Mid-Atlantic Broadband Cooperative announces network expansion

Feb. 5, 2008
FEBRUARY 5, 2008 -- MBC says it is now providing multi-gigabit wholesale optical transport at a new data center in the Southside area for a Fortune 100 company. The cooperative has tapped Infinera's DTN equipment for the expansion.

FEBRUARY 5, 2008 -- The Mid-Atlantic Broadband Cooperative (search for MBC) says it has dramatically expanded the backbone capacity of the Southside Virginia Regional Backbone Network, with additional funding from the Virginia Tobacco Commission and expansions to its Infinera (search for Infinera) regional network. According to MBC, the addition of the Infinera DTN system to MBC's regional network increased the network's operational capacity tenfold to 100 Gbits/sec, ensuring that MBC will be able to meet the high-bandwidth wholesale optical transport demands of major telecom carriers and service providers that need access to new data centers in the Southside Virginia region.

"Due to the recent growth of data centers and new companies locating in Southside Virginia, it was necessary for us to increase our capacity to provide on-net wholesale multi-gigabit connections from our mostly rural region to Tier I data center hubs like the Equinix facility in Ashburn, Virginia, Level(3) Gateways in Virginia and North Carolina, and the TelX facility in Atlanta, Georgia," reports MBC general Manager Tad Deriso. "Content providers, corporate data centers, and e-commerce companies looking for secure, affordable collocation space with unlimited bandwidth now have an exceptional resource in Southside Virginia."

MBC says it is providing multi-gigabit wholesale optical transport at a new data center in the Southside area for a Fortune 100 company, which confirms the competitive advantage Southside Virginia enjoys in attracting technology companies to this region.

The Southside Virginia region possesses low taxes, affordable power, a talented workforce, a highly advanced telecom infrastructure, and proximity to large corporate and government users in the northern Virginia/Washington D.C. corridor and the Research Triangle Park area of North Carolina, claim MBC representatives. The addition of affordable and rapidly scalable broadband connectivity from MBC has helped stimulate new interest in the region from companies looking to expand their presence in Virginia. For the second year in a row, Virginia was ranked as "The #1 State for Business" by CNBC and Forbes.com magazine.

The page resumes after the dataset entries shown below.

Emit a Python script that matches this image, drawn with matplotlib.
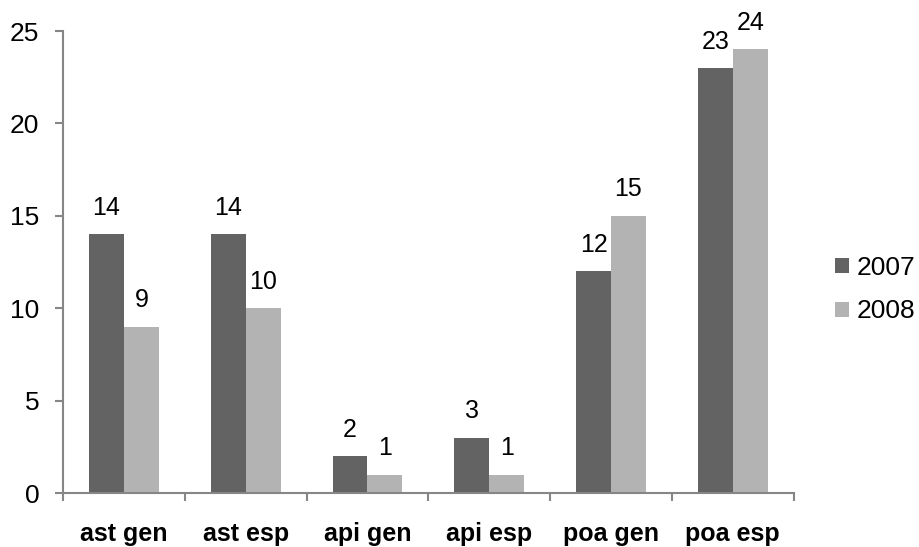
import numpy as np
import matplotlib.pyplot as plt
from matplotlib.patches import Patch

plt.rcParams['font.family'] = ['Liberation Sans', 'DejaVu Sans']

categories = ['ast gen', 'ast esp', 'api gen', 'api esp', 'poa gen', 'poa esp']
years = ['2007', '2008']
vals_2007 = [14, 14, 2, 3, 12, 23]
vals_2008 = [9, 10, 1, 1, 15, 24]

colors = ['#636363', '#b3b3b3']
axis_color = '#868686'

fig = plt.figure(figsize=(9.19, 5.47), dpi=100)
ax = fig.add_axes([0.0686, 0.0987, 0.795, 0.8446])

x = np.arange(len(categories))
w = 0.287
for i, (vals, c) in enumerate(zip([vals_2007, vals_2008], colors)):
    pos = x + (i - 0.5) * w
    ax.bar(pos, vals, width=w, color=c, align='center')
    for px, v in zip(pos, vals):
        ax.annotate(str(v), (px, v), xytext=(0, 19), textcoords='offset points',
                    ha='center', va='center', fontsize=18)

ax.set_xlim(-0.5, len(categories) - 0.5)
ax.set_ylim(0, 25)
ax.set_yticks(range(0, 26, 5))

ax.set_xticks(x)
ax.set_xticklabels(categories, fontsize=18, fontweight='bold')
ax.set_xticks(np.arange(-0.5, len(categories)), minor=True)
ax.tick_params(axis='x', which='major', length=0, pad=21)
ax.tick_params(axis='x', which='minor', length=6, width=1.5, color=axis_color, direction='out')
ax.tick_params(axis='y', length=6, width=1.5, color=axis_color, pad=11, labelsize=19)

for s in ['top', 'right']:
    ax.spines[s].set_visible(False)
for s in ['left', 'bottom']:
    ax.spines[s].set_color(axis_color)
    ax.spines[s].set_linewidth(1.5)

handles = [Patch(facecolor=c, label=y) for c, y in zip(colors, years)]
fig.legend(handles=handles, loc='center left', bbox_to_anchor=(0.909, 0.4707),
           frameon=False, fontsize=19, handlelength=0.5, handleheight=0.5,
           handletextpad=0.3, labelspacing=0.75, borderpad=0, borderaxespad=0)

fig.savefig('out.png', dpi=100)
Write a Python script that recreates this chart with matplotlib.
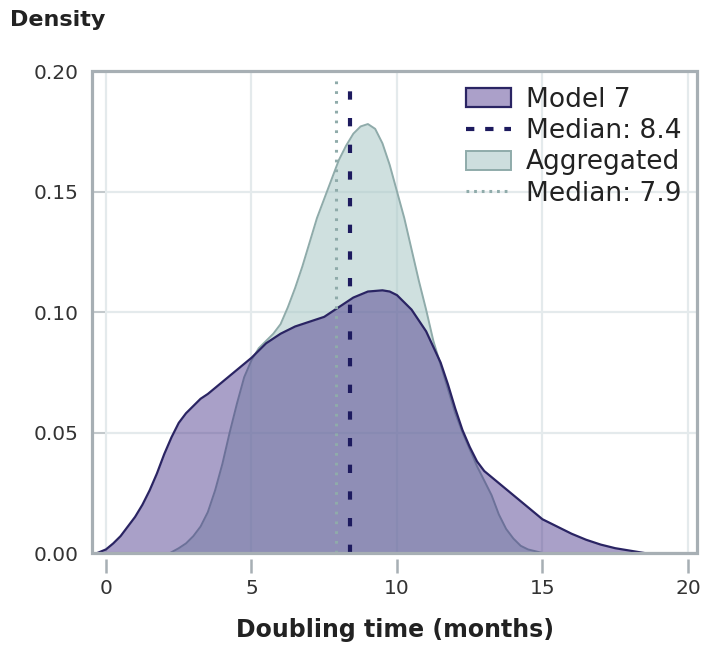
import matplotlib
matplotlib.use("Agg")
import matplotlib.pyplot as plt
from matplotlib.patches import Patch, Rectangle
from matplotlib.lines import Line2D

plt.rcParams.update({
    "font.family": ["DejaVu Sans"],
    "font.size": 14.5,
})

# density curves (x in months, y density)
MODEL_X = [-0.3, 0.0, 0.25, 0.5, 0.75, 1.0, 1.25, 1.5, 1.75, 2.0, 2.25, 2.5, 2.75,
           3.0, 3.25, 3.5, 4.0, 4.5, 5.0, 5.5, 6.0, 6.5, 7.0, 7.5, 7.75, 8.0,
           8.5, 9.0, 9.5, 9.75, 10.0, 10.5, 11.0, 11.5, 11.75, 12.0, 12.25,
           12.5, 12.75, 13.0, 13.5, 14.0, 14.5, 15.0, 15.5, 16.0, 16.5, 17.0,
           17.5, 18.0, 18.5]
MODEL_Y = [0.0, 0.0015, 0.004, 0.007, 0.011, 0.015, 0.020, 0.026, 0.033, 0.041,
           0.048, 0.054, 0.058, 0.061, 0.064, 0.066, 0.071, 0.076, 0.081, 0.087,
           0.091, 0.094, 0.096, 0.098, 0.100, 0.102, 0.106, 0.1085, 0.109,
           0.1085, 0.107, 0.101, 0.092, 0.079, 0.070, 0.060, 0.051, 0.044,
           0.038, 0.034, 0.029, 0.024, 0.019, 0.014, 0.011, 0.008, 0.0055,
           0.0035, 0.002, 0.001, 0.0]

AGG_X = [2.2, 2.5, 2.75, 3.0, 3.25, 3.5, 3.75, 4.0, 4.25, 4.5, 4.75, 5.0, 5.25,
         5.5, 5.75, 6.0, 6.25, 6.5, 6.75, 7.0, 7.25, 7.5, 7.75, 8.0, 8.25, 8.5,
         8.75, 9.0, 9.25, 9.5, 9.75, 10.0, 10.25, 10.5, 10.75, 11.0, 11.25,
         11.5, 11.75, 12.0, 12.25, 12.5, 12.75, 13.0, 13.25, 13.5, 13.75, 14.0,
         14.25, 14.5, 15.0]
AGG_Y = [0.0, 0.002, 0.004, 0.007, 0.011, 0.017, 0.026, 0.037, 0.050, 0.062,
         0.073, 0.080, 0.085, 0.088, 0.091, 0.095, 0.102, 0.110, 0.119, 0.129,
         0.139, 0.147, 0.155, 0.163, 0.169, 0.174, 0.177, 0.178, 0.176, 0.170,
         0.161, 0.150, 0.139, 0.126, 0.113, 0.101, 0.088, 0.078, 0.068, 0.058,
         0.050, 0.043, 0.036, 0.030, 0.024, 0.016, 0.010, 0.006, 0.003,
         0.0015, 0.0]

MEDIAN_MODEL = 8.4
MEDIAN_AGG = 7.9
X_TICKS = [0, 5, 10, 15, 20]
Y_TICKS = [0.00, 0.05, 0.10, 0.15, 0.20]

PURPLE = "#422c85"
PURPLE_EDGE = "#2a2463"
TEAL = "#a8c8c6"
TEAL_EDGE = "#8fabaa"
SPINE = "#a7afb4"
GRID = "#e4eaec"

fig = plt.figure(figsize=(7.02, 6.45), dpi=100)
ax = fig.add_axes([0.1311, 0.1426, 0.8618, 0.7473])

ax.fill_between(AGG_X, AGG_Y, color=TEAL, alpha=0.55, lw=0, zorder=2)
ax.plot(AGG_X, AGG_Y, color=TEAL_EDGE, lw=1.4, zorder=2.1)
ax.fill_between(MODEL_X, MODEL_Y, color=PURPLE, alpha=0.45, lw=0, zorder=3)
ax.plot(MODEL_X, MODEL_Y, color=PURPLE_EDGE, lw=1.6, zorder=3.1)

ax.plot([MEDIAN_AGG, MEDIAN_AGG], [0, 0.197], color=TEAL_EDGE, lw=2.2,
        linestyle=(0, (0.9, 2.3)), zorder=4)
ax.plot([MEDIAN_MODEL, MEDIAN_MODEL], [0, 0.193], color="#1d1a5e", lw=3.0,
        linestyle=(0, (2.0, 4.4)), zorder=4.1)

ax.set_xlim(-0.48, 20.31)
ax.set_ylim(0, 0.2)
ax.set_xticks(X_TICKS)
ax.set_yticks(Y_TICKS)
ax.set_yticklabels([f"{v:.2f}" for v in Y_TICKS])
ax.grid(True, color=GRID, lw=1.6, zorder=0)
ax.set_axisbelow(True)

for s in ax.spines.values():
    s.set_visible(False)
ax.spines["bottom"].set_position(("outward", 4))
ax.add_patch(Rectangle((0, 0), 1, 1, transform=ax.transAxes, fill=False,
                       ec=SPINE, lw=2.3, zorder=6, clip_on=False))

ax.tick_params(axis="x", direction="out", length=10, width=1.8, color=SPINE,
               pad=5, labelsize=14.5, labelcolor="#333333")
ax.tick_params(axis="y", direction="in", length=9, width=1.4, color="#c3c9cc",
               pad=10, labelsize=14.5, labelcolor="#333333")

ax.set_xlabel("Doubling time (months)", fontsize=17, fontweight="bold",
              color="#222222", labelpad=14)
fig.text(0.014, 0.985, "Density", fontsize=16, fontweight="bold",
         color="#222222", ha="left", va="top")

handles = [
    Patch(facecolor="#aba0c9", edgecolor=PURPLE_EDGE, lw=1.6),
    Line2D([], [], color="#1d1a5e", lw=3.0, linestyle=(0, (2.0, 2.6))),
    Patch(facecolor="#cddede", edgecolor=TEAL_EDGE, lw=1.4),
    Line2D([], [], color=TEAL_EDGE, lw=2.2, linestyle=(0, (0.9, 1.6))),
]
labels = ["Model 7", f"Median: {MEDIAN_MODEL}", "Aggregated", f"Median: {MEDIAN_AGG}"]
ax.legend(handles, labels, loc="upper right", bbox_to_anchor=(1.0, 1.0),
          frameon=False, fontsize=19, handlelength=1.7, handleheight=0.75,
          handletextpad=0.55, labelspacing=0.2, borderaxespad=0.2,
          labelcolor="#222222")

fig.savefig("out.png", dpi=100)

Infinera first announced its relationship with MBC in January 2007, and has since augmented the MBC network with additional capacity, confirming the success of MBC's business model as a public/private service provider supporting economic growth by providing wholesale connectivity to rural Virginia. Infinera CEO Jagdeep Singh says he is delighted to see Infinera's Digital Optical Networking solutions supporting economic growth in rural Virginia.

"Infinera's Bandwidth Virtualization, based on large-scale photonic integration, has enabled MBC to put in place a regional network that can flexibly and cost-effectively support the wholesale connectivity needs of carriers, business, local community, and government sector customers all on the same infrastructure," he notes. "I'm thrilled to see the Infinera solution playing a role in helping MBC bring advanced services and economic growth to Southside Virginia."

Infinera describes its DTN as a Digital ROADM for long-haul and metro core networks, combining high-capacity DWDM transport, integrated digital bandwidth management, and GMPLS-powered service intelligence in a single platform.